As urban geographer and life-long (semi-professional) musician I am intrigued by the role that musicians can play in creating an environment in which the users of that place can experience subjective well-being.

This interest coincides with an ever-increasing number of cities presenting themselves as “music cities”, reflecting a growing neo-liberal attention for sound and music in activities of city-marketing.

With my PhD research I hope to contribute to a further development of neo-phenomenological thinking in geography by researching the effects of the musical interaction between performing musicians and the material and social artefacts of a place. A second objective of my project is to contribute to a greater appreciation for performing musicians in placemaking. It is not unusual that musicians are asked to perform without being paid, as happened for example in 2021 at the Dutch Grand Prix in Zandvoort.

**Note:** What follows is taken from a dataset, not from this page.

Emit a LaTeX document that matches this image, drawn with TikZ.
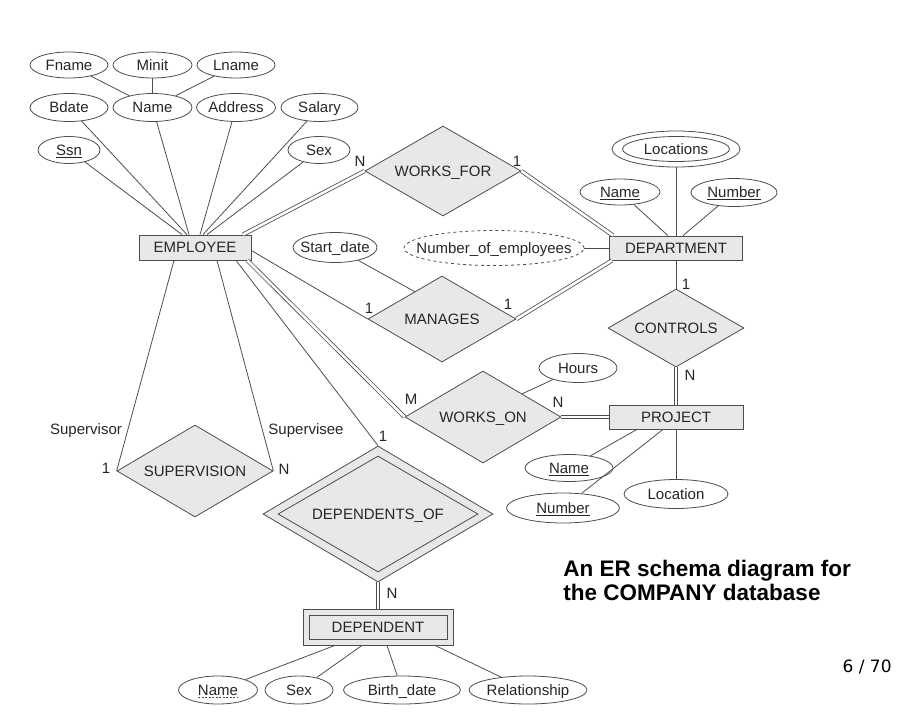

Many studies on music in an (urban) environment, on music and atmospheres, and on music and placemaking focus on the act of listening. The problem is that the role and activities of the musicians not only seem to have been forgotten but are also undervalued. My curiosity concerns  what comes before the listening experience: the musicmaking. How does the interaction, during a performance,  between musicians and the social and material artefacts in an (already existing) environment (be it an urban square or street, a concert hall, a recording studio or a living room) generate an affective atmosphere. How does this atmosphere influence a musical performance and in the end have an effect on the quality of that environment and the subjective well-being of the users of that place?

Central  in my exploration are relational theories and neo-phenomenological ideas that an (affective/ sonic) atmosphere  “understood as produced in the interspace between humans [musicians and audiences] and [social and material elements of performance] environments”  (Hasse 2012: 13), “plays an important role in how we humans experience our surroundings [and thus impacts our subjective well-being]” (Böhme 2013: 16). Böhme (2013: 78) also asserts that “music is the basic atmospheric art”. Indeed Griffero (2019a: 50) claims, that subjective well-being, is a “very special atmospheric feeling, a deep mood that is both personal and collectively shared”.

Böhme, G. (2013). Architektur und Atmosphäre. [Architecture and Atmosphere] München, Deutschland: Wilhelm Fink Verlag.

Griffero, T. (2019a). Well-being as a collective atmosphere. Lebenswelt, 15, 46-77.

Hasse, J. (2012). Atmosphären der Stadt: Aufgespürte Räume [Atmospheres of the city: tracked down spaces]. Berlin, Deutschland: Jovis Verlag.